Supplied information:
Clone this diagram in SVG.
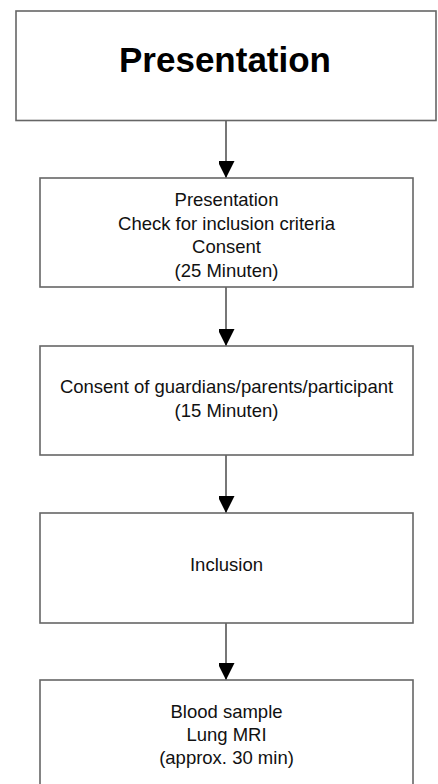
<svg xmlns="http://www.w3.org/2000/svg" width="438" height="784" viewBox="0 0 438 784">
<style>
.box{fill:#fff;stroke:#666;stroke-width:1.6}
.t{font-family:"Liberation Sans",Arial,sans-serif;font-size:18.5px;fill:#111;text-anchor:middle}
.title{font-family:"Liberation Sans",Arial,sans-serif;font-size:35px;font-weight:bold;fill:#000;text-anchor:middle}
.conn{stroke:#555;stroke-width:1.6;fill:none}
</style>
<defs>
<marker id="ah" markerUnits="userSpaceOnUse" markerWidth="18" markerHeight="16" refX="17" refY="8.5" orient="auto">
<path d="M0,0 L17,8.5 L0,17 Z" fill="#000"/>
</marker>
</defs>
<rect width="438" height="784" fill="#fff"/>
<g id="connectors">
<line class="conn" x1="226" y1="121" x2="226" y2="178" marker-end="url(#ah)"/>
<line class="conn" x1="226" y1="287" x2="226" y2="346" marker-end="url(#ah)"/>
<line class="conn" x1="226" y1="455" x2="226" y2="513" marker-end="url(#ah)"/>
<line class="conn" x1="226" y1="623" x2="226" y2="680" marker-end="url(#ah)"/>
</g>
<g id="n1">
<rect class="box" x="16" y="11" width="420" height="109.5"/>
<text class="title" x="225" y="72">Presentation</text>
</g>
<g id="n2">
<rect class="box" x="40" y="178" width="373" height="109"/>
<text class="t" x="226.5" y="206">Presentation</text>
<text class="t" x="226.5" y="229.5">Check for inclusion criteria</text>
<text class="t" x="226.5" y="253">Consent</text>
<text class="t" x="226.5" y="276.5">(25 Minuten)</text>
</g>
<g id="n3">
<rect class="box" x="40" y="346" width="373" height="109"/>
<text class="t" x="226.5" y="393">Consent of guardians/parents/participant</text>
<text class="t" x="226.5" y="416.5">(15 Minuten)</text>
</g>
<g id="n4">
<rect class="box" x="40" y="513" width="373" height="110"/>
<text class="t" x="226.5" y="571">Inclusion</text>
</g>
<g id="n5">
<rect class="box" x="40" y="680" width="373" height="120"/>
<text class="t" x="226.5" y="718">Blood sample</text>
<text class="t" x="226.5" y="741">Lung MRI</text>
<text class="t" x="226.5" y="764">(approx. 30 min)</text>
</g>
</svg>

To be done:
Repeat the material above in full and unchanged, minus its images.

Answer in full:
Clone this diagram in SVG.
<svg xmlns="http://www.w3.org/2000/svg" width="438" height="784" viewBox="0 0 438 784">
<style>
.box{fill:#fff;stroke:#666;stroke-width:1.6}
.t{font-family:"Liberation Sans",Arial,sans-serif;font-size:18.5px;fill:#111;text-anchor:middle}
.title{font-family:"Liberation Sans",Arial,sans-serif;font-size:35px;font-weight:bold;fill:#000;text-anchor:middle}
.conn{stroke:#555;stroke-width:1.6;fill:none}
</style>
<defs>
<marker id="ah" markerUnits="userSpaceOnUse" markerWidth="18" markerHeight="16" refX="17" refY="8.5" orient="auto">
<path d="M0,0 L17,8.5 L0,17 Z" fill="#000"/>
</marker>
</defs>
<rect width="438" height="784" fill="#fff"/>
<g id="connectors">
<line class="conn" x1="226" y1="121" x2="226" y2="178" marker-end="url(#ah)"/>
<line class="conn" x1="226" y1="287" x2="226" y2="346" marker-end="url(#ah)"/>
<line class="conn" x1="226" y1="455" x2="226" y2="513" marker-end="url(#ah)"/>
<line class="conn" x1="226" y1="623" x2="226" y2="680" marker-end="url(#ah)"/>
</g>
<g id="n1">
<rect class="box" x="16" y="11" width="420" height="109.5"/>
<text class="title" x="225" y="72">Presentation</text>
</g>
<g id="n2">
<rect class="box" x="40" y="178" width="373" height="109"/>
<text class="t" x="226.5" y="206">Presentation</text>
<text class="t" x="226.5" y="229.5">Check for inclusion criteria</text>
<text class="t" x="226.5" y="253">Consent</text>
<text class="t" x="226.5" y="276.5">(25 Minuten)</text>
</g>
<g id="n3">
<rect class="box" x="40" y="346" width="373" height="109"/>
<text class="t" x="226.5" y="393">Consent of guardians/parents/participant</text>
<text class="t" x="226.5" y="416.5">(15 Minuten)</text>
</g>
<g id="n4">
<rect class="box" x="40" y="513" width="373" height="110"/>
<text class="t" x="226.5" y="571">Inclusion</text>
</g>
<g id="n5">
<rect class="box" x="40" y="680" width="373" height="120"/>
<text class="t" x="226.5" y="718">Blood sample</text>
<text class="t" x="226.5" y="741">Lung MRI</text>
<text class="t" x="226.5" y="764">(approx. 30 min)</text>
</g>
</svg>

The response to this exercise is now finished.